• **Task directions**: The material below holds pictures; leave them out and reproduce exactly the lines from the one with "Emit a LaTeX" through the one with "(0,0) rectangle (1206,1233);", inclusive.

• **Provided material**:

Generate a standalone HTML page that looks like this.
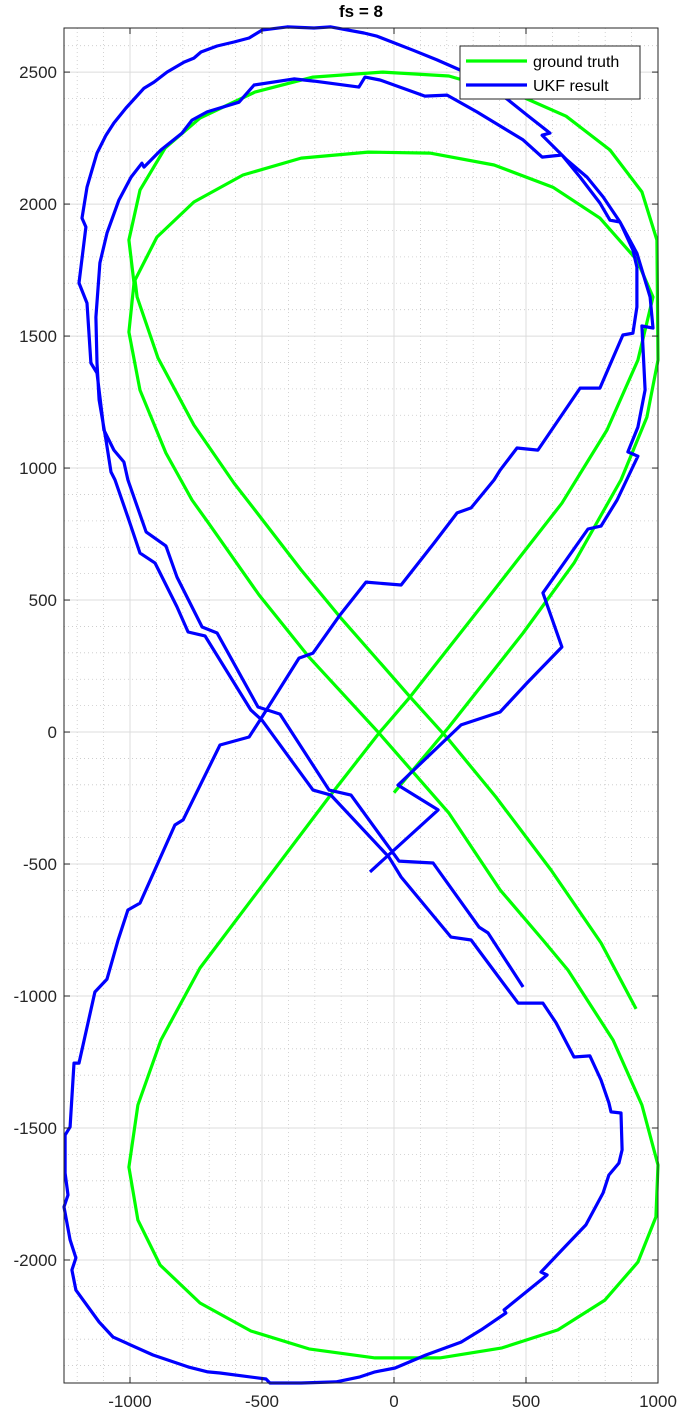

---

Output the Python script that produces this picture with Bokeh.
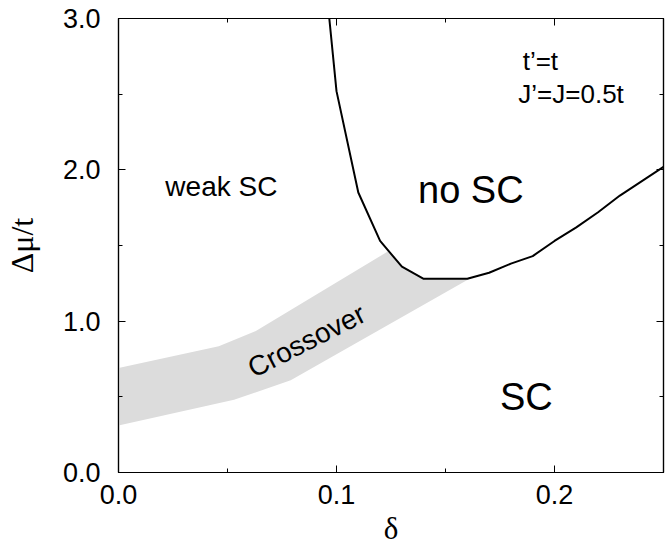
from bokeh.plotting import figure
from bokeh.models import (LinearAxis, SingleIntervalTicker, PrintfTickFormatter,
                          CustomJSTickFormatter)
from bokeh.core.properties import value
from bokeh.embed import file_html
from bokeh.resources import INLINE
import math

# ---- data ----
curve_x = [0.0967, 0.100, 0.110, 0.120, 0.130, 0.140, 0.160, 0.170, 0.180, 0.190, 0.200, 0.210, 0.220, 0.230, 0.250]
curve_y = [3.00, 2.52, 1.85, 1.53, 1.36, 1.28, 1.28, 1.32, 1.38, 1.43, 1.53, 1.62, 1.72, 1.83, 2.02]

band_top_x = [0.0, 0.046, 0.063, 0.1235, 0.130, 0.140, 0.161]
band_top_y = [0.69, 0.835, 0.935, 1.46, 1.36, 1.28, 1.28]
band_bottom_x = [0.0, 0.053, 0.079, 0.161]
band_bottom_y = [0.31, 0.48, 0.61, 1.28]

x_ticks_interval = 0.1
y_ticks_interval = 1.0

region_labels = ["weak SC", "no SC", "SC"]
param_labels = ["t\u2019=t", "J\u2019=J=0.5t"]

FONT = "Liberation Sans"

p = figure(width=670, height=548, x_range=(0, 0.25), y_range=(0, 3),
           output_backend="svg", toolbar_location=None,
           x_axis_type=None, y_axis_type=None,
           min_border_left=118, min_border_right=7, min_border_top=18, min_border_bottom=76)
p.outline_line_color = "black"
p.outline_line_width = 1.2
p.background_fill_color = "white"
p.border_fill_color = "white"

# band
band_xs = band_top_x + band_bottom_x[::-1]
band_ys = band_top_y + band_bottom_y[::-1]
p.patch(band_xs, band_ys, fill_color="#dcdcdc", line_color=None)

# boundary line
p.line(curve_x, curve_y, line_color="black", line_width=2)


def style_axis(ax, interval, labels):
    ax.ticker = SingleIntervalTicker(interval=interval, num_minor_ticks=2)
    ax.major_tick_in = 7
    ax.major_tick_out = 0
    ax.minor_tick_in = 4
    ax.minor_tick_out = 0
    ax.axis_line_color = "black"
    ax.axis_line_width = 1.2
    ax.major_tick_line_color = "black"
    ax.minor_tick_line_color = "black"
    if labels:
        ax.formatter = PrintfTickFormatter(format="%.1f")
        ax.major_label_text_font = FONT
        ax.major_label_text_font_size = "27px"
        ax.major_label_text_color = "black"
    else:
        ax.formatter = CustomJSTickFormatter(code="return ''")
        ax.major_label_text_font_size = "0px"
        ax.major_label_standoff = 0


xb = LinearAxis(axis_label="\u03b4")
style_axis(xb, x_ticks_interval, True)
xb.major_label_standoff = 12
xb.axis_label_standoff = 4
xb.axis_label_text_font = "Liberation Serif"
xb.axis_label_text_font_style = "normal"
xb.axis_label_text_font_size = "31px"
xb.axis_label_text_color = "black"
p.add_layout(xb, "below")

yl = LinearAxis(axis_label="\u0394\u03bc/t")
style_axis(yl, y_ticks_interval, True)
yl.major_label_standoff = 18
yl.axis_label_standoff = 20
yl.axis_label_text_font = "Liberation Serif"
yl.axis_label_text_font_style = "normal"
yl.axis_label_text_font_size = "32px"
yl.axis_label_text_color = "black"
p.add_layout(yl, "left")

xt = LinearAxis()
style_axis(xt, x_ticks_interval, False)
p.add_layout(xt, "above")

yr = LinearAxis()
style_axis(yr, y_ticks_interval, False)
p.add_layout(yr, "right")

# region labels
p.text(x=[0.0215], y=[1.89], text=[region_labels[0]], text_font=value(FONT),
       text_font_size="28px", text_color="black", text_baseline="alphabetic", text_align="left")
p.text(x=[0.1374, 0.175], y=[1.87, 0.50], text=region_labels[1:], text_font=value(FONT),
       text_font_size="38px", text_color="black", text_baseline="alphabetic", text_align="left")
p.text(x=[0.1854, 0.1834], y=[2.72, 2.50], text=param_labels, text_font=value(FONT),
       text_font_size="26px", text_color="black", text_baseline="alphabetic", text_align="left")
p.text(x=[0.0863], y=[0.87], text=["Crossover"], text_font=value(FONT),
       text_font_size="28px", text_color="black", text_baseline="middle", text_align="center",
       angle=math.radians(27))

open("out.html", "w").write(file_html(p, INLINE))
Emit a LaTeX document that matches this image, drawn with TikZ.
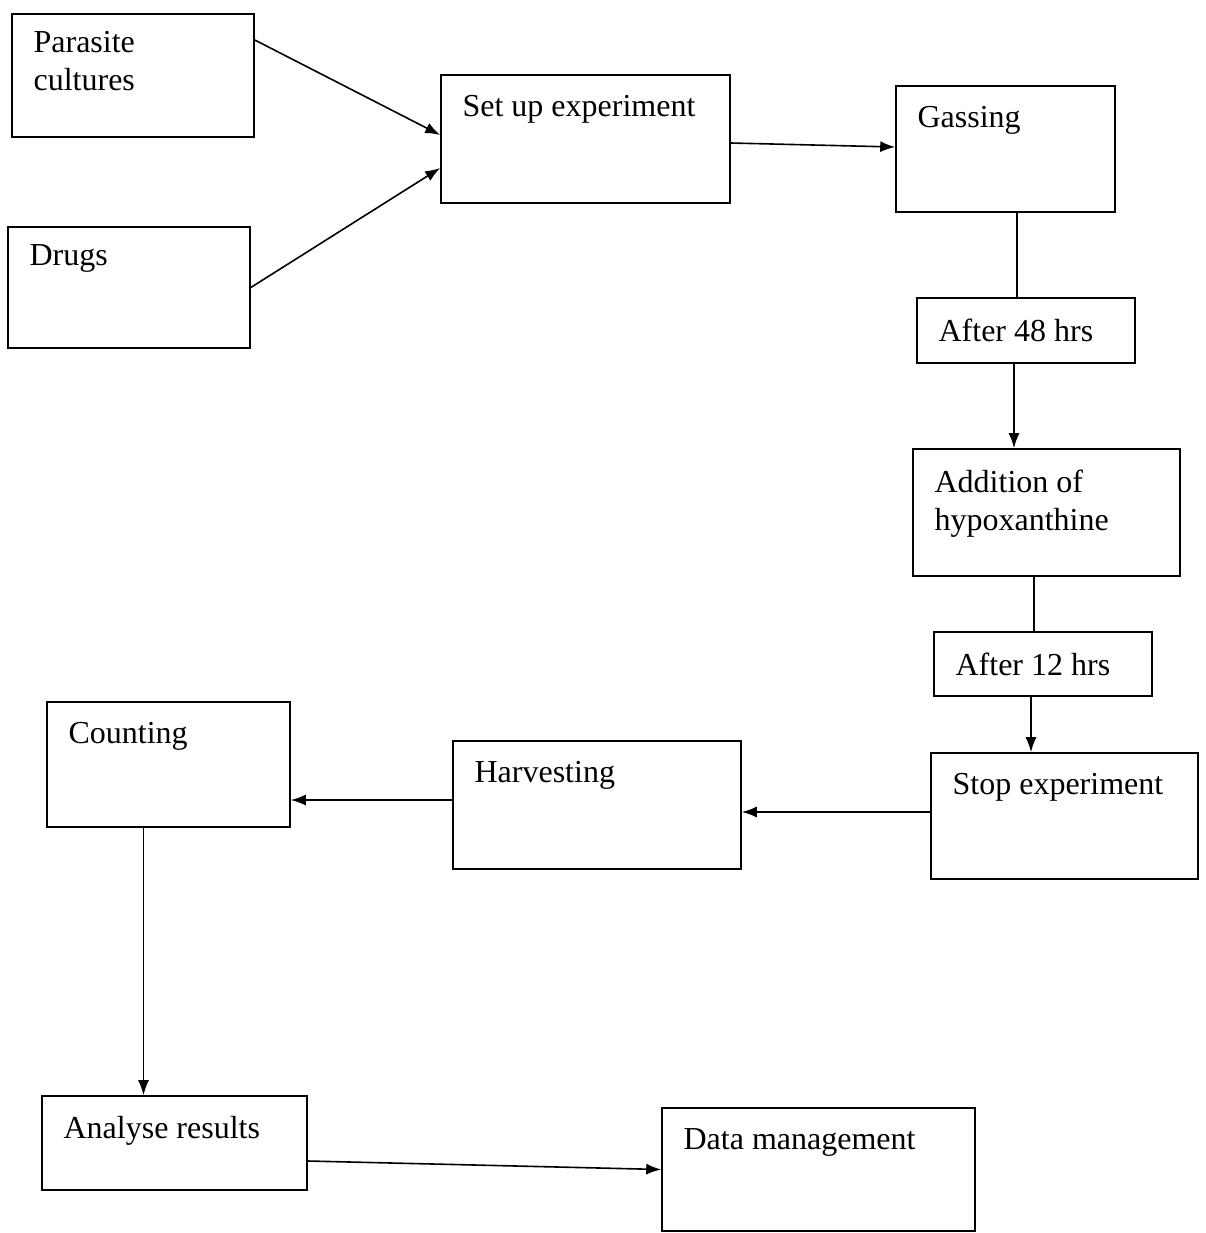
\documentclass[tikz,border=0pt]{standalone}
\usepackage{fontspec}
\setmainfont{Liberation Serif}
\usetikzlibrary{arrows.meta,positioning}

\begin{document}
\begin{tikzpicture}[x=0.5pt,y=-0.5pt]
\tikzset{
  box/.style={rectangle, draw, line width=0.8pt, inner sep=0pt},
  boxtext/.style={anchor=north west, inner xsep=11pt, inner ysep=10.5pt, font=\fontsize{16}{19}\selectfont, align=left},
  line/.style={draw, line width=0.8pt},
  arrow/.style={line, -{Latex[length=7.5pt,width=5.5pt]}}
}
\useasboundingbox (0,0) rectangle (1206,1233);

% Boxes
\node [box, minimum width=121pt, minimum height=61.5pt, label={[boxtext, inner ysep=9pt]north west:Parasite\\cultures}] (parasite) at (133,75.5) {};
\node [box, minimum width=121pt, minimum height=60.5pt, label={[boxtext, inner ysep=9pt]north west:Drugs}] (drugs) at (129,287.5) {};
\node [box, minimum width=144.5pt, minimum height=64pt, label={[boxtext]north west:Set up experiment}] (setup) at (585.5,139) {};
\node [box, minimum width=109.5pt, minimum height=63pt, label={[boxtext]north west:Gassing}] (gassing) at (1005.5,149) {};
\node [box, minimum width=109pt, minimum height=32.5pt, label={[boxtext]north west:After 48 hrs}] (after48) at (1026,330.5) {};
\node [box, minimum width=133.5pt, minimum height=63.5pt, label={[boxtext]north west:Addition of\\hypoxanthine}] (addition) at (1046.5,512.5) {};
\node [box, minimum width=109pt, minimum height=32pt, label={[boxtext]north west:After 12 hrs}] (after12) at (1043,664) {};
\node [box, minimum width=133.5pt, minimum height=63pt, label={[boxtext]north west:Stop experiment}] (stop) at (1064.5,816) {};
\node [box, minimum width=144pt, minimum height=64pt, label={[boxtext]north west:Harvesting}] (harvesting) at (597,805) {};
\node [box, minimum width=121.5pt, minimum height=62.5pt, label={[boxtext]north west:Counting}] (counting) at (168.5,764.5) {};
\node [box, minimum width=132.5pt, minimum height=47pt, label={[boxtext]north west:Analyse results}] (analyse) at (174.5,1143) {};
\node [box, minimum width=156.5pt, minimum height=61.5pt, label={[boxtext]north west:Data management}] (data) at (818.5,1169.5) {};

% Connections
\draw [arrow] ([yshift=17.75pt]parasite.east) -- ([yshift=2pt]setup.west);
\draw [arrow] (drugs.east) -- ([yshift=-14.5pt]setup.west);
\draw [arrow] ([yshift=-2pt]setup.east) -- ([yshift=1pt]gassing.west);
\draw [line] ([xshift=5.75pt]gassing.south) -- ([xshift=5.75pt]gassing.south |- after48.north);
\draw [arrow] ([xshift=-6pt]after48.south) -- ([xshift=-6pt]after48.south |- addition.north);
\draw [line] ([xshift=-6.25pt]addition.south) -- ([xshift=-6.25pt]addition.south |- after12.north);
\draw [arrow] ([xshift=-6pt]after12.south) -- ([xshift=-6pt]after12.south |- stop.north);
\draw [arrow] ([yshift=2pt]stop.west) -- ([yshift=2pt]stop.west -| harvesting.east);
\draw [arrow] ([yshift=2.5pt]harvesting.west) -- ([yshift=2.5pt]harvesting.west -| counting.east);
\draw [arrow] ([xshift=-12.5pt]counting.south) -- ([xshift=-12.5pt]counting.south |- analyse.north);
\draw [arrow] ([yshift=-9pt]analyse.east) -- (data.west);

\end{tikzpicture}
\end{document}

• **Correct response**:
Emit a LaTeX document that matches this image, drawn with TikZ.
\documentclass[tikz,border=0pt]{standalone}
\usepackage{fontspec}
\setmainfont{Liberation Serif}
\usetikzlibrary{arrows.meta,positioning}

\begin{document}
\begin{tikzpicture}[x=0.5pt,y=-0.5pt]
\tikzset{
  box/.style={rectangle, draw, line width=0.8pt, inner sep=0pt},
  boxtext/.style={anchor=north west, inner xsep=11pt, inner ysep=10.5pt, font=\fontsize{16}{19}\selectfont, align=left},
  line/.style={draw, line width=0.8pt},
  arrow/.style={line, -{Latex[length=7.5pt,width=5.5pt]}}
}
\useasboundingbox (0,0) rectangle (1206,1233);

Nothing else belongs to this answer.